**Information shown**
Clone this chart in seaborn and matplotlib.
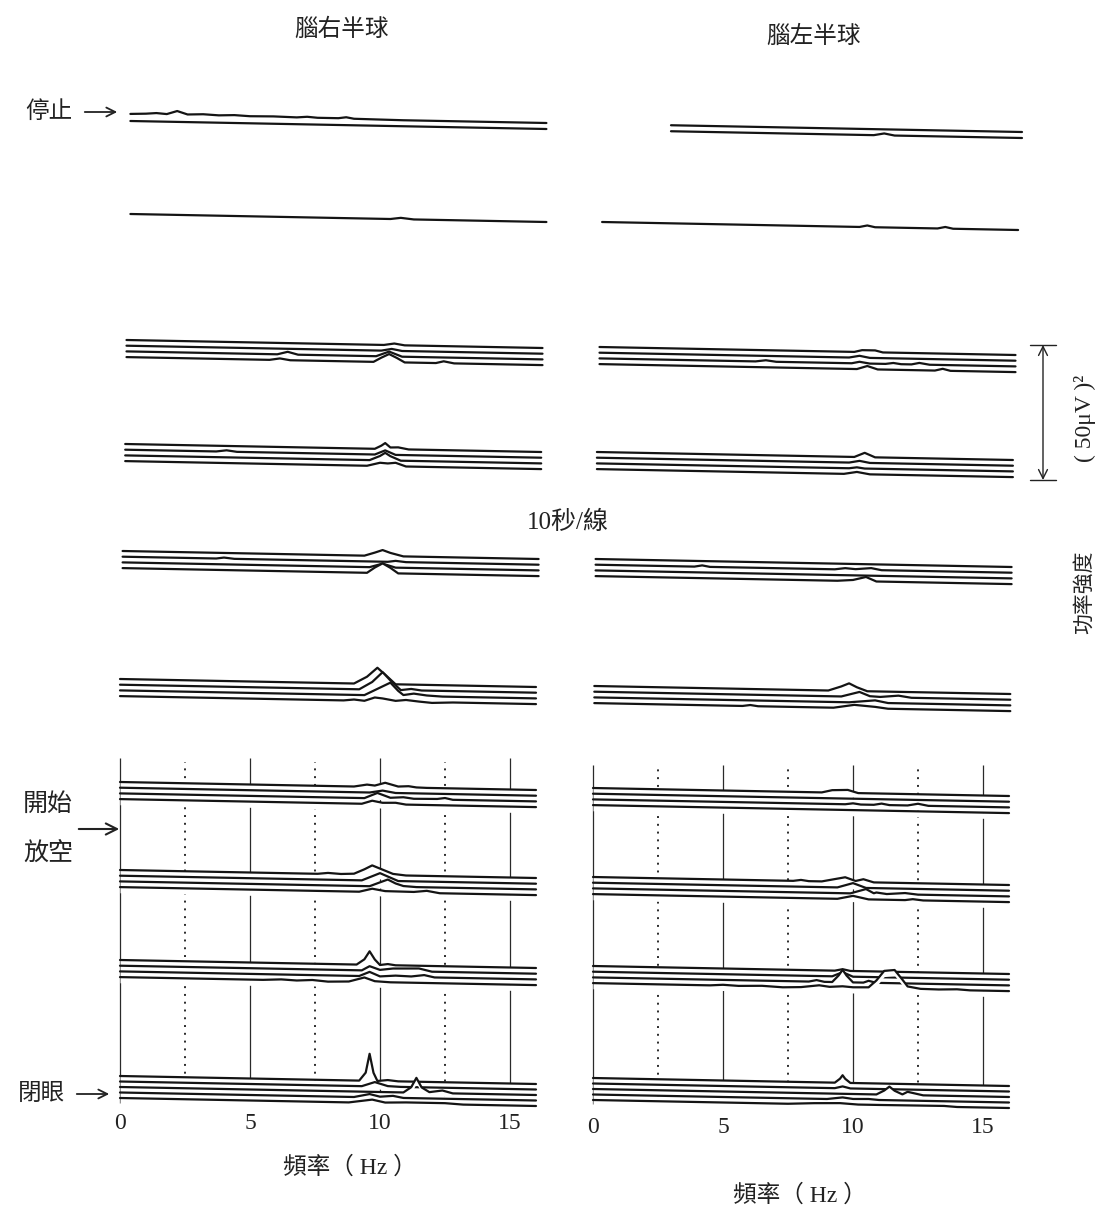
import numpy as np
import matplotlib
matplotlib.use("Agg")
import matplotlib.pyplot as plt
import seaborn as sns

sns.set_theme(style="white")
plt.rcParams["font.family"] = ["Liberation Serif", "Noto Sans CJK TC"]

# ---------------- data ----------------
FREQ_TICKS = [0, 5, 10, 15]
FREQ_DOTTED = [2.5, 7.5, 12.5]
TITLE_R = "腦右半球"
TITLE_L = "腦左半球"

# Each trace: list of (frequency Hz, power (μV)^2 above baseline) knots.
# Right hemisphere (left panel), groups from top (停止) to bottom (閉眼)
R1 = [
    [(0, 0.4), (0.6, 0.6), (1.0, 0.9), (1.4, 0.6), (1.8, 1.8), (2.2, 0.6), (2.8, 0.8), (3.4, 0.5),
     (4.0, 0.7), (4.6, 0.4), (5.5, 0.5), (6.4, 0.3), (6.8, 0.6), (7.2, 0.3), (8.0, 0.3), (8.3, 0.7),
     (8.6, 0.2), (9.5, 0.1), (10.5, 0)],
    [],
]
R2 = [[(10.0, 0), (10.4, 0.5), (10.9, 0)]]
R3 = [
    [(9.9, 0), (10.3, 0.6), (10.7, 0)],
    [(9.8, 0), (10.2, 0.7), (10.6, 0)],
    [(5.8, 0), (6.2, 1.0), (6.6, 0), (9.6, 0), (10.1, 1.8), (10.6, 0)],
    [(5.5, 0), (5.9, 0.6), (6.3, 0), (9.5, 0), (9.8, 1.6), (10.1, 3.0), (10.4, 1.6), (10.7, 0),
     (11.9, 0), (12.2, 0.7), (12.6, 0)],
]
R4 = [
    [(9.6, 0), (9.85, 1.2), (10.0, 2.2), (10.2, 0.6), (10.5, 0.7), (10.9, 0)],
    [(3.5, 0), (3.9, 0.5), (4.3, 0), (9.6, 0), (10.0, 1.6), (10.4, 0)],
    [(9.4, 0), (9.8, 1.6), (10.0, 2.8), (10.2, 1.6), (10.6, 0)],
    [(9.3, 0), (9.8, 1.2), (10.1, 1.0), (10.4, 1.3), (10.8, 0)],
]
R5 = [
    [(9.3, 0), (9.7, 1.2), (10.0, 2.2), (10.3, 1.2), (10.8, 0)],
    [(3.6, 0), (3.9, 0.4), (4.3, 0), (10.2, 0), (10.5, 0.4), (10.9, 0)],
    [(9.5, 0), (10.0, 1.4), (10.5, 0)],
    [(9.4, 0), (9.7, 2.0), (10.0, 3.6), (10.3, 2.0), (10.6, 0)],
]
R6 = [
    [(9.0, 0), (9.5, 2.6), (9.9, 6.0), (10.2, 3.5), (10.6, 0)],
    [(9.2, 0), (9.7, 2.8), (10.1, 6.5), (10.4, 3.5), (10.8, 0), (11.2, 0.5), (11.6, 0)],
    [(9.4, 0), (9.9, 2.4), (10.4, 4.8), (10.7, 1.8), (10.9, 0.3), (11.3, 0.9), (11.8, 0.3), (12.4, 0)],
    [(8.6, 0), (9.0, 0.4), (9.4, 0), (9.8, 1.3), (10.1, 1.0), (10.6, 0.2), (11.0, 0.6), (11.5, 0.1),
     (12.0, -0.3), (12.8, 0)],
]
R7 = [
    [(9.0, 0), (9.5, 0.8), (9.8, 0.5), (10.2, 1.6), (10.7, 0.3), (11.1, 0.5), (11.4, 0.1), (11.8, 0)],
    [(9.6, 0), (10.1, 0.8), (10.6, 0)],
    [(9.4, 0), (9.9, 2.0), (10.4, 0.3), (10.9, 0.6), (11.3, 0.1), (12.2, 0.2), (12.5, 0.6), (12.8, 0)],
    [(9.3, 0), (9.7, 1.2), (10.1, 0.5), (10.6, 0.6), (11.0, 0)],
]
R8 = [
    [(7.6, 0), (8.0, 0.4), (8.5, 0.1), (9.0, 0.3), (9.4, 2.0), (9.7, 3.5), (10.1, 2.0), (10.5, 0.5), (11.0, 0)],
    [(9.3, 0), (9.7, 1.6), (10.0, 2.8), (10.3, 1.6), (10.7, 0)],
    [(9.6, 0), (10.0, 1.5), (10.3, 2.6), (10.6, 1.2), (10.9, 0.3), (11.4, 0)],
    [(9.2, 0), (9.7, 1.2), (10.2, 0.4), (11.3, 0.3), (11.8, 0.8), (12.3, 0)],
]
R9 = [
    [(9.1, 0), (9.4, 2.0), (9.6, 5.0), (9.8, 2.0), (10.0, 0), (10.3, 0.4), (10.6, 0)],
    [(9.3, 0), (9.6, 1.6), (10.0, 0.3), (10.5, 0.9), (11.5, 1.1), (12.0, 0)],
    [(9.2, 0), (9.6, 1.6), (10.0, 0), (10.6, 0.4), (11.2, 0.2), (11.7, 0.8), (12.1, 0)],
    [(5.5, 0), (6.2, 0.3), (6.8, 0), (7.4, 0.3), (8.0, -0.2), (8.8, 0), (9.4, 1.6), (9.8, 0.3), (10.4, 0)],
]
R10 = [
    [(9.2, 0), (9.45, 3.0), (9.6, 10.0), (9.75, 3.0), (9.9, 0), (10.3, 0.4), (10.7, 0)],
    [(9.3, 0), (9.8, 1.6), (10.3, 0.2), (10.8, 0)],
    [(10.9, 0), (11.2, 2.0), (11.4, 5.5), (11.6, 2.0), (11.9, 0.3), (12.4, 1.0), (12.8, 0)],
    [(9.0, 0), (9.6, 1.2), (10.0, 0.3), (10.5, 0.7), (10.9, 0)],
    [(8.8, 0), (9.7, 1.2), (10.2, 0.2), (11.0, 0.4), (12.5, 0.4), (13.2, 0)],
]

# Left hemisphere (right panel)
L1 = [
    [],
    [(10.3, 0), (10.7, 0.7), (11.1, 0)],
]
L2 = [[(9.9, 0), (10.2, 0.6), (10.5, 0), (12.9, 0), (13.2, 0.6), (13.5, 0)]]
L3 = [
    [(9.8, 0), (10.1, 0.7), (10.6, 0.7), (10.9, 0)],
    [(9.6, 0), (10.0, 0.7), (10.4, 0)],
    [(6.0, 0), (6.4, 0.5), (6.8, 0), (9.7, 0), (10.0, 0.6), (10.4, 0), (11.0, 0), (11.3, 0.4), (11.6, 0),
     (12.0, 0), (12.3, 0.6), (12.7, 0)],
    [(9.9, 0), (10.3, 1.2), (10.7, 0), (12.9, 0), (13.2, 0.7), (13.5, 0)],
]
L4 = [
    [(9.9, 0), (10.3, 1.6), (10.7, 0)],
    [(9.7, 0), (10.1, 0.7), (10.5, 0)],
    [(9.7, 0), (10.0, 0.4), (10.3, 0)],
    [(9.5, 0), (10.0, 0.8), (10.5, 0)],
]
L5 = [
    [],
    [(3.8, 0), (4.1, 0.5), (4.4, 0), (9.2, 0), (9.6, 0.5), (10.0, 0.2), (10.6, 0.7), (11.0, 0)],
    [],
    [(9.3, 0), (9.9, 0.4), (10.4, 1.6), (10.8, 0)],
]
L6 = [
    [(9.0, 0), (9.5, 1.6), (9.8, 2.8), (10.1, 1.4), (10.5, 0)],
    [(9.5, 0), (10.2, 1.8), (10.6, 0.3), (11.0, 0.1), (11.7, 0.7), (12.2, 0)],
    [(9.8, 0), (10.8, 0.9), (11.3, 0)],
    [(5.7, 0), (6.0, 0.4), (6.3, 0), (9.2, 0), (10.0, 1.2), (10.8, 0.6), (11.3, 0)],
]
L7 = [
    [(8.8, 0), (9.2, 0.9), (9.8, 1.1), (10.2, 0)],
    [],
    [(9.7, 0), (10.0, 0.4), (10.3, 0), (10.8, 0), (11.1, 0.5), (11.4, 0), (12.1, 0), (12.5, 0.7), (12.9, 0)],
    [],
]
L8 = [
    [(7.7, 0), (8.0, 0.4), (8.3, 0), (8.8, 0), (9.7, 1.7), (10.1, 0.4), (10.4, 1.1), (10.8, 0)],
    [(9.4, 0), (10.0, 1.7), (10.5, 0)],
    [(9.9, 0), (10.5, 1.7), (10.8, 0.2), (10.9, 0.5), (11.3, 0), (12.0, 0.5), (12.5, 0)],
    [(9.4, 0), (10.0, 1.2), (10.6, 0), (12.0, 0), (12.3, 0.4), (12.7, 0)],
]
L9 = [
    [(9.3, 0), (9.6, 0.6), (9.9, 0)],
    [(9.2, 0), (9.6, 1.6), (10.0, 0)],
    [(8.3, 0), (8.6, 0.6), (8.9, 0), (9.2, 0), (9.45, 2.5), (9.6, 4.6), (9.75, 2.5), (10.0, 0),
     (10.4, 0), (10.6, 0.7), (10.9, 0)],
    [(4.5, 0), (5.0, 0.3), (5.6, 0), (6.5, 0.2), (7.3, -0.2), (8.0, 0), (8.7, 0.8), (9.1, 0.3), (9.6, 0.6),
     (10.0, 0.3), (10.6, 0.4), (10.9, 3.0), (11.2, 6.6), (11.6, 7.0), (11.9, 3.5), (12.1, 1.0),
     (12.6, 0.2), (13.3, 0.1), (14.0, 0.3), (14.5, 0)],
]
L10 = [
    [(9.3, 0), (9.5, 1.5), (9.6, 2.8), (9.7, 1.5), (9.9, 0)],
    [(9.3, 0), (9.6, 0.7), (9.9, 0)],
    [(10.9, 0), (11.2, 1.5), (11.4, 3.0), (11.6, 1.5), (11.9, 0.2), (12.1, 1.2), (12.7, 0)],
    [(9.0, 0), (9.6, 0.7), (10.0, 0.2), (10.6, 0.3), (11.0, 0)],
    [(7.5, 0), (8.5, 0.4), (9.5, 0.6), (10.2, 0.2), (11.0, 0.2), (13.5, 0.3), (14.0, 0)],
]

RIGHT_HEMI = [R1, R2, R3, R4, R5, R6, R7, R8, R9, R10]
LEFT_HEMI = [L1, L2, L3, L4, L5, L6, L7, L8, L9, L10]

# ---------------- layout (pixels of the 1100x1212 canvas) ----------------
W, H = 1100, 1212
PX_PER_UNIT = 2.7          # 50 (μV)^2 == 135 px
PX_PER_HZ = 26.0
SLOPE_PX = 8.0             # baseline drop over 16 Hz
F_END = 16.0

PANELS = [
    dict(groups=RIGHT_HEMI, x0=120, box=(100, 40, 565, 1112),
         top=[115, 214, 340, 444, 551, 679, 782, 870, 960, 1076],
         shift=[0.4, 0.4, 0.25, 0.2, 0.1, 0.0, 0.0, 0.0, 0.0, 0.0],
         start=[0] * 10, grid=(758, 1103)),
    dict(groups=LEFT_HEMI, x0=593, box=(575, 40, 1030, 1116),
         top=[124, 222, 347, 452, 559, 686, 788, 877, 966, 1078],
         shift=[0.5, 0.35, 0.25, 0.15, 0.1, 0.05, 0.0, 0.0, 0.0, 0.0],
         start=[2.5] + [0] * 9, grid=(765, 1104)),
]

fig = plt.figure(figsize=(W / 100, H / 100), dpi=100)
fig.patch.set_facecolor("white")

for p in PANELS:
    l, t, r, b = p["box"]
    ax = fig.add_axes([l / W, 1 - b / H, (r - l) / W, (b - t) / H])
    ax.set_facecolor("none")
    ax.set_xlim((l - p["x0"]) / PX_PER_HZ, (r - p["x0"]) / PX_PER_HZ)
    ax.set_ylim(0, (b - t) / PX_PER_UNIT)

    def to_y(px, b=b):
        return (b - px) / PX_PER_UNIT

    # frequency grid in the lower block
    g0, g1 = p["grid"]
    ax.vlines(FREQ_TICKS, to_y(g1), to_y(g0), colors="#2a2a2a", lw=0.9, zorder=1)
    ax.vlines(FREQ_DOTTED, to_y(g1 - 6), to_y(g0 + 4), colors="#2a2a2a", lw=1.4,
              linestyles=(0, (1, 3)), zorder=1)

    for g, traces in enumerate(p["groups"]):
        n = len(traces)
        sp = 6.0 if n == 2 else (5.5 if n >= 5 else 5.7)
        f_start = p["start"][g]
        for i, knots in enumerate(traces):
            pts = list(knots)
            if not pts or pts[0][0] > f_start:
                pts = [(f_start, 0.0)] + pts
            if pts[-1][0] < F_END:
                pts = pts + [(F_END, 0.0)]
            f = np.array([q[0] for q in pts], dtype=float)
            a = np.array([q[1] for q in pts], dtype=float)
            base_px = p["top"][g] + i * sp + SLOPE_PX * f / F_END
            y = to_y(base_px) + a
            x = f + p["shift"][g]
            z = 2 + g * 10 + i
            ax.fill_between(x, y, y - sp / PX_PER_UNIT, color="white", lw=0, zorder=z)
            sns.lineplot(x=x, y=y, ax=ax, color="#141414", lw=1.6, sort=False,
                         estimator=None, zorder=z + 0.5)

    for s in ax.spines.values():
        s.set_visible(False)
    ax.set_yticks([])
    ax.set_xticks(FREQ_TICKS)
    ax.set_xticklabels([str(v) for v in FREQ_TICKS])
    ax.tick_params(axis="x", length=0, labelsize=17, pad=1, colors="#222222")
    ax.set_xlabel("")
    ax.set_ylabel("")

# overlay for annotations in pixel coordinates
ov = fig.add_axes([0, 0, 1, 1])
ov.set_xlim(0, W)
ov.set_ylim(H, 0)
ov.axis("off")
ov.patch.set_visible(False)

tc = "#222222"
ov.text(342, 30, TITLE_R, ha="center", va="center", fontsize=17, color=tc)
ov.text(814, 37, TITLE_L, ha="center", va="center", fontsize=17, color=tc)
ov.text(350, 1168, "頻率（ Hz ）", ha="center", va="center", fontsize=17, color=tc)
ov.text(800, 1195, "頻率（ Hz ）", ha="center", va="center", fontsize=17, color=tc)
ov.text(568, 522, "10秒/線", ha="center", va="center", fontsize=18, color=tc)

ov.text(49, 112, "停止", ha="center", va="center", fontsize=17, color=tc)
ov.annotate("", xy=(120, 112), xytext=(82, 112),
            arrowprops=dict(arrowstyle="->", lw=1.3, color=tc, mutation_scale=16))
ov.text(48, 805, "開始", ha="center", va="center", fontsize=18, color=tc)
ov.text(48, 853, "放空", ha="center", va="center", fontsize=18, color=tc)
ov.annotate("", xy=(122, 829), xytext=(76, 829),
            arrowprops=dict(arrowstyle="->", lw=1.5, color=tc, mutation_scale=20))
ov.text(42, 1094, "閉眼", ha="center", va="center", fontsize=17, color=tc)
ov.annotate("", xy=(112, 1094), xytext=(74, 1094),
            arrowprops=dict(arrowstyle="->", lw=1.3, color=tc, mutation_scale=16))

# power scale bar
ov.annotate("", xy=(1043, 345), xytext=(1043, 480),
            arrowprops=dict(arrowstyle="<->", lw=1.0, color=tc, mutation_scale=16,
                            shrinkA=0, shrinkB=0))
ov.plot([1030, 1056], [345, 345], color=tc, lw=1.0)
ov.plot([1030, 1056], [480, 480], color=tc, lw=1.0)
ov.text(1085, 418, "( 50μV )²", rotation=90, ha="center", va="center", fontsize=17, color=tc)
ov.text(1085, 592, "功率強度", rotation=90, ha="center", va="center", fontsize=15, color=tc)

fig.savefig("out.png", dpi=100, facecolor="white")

**Exercise description**
Go through the material above and copy each line that has the word "seaborn".

**Result of the task**
Clone this chart in seaborn and matplotlib.
import seaborn as sns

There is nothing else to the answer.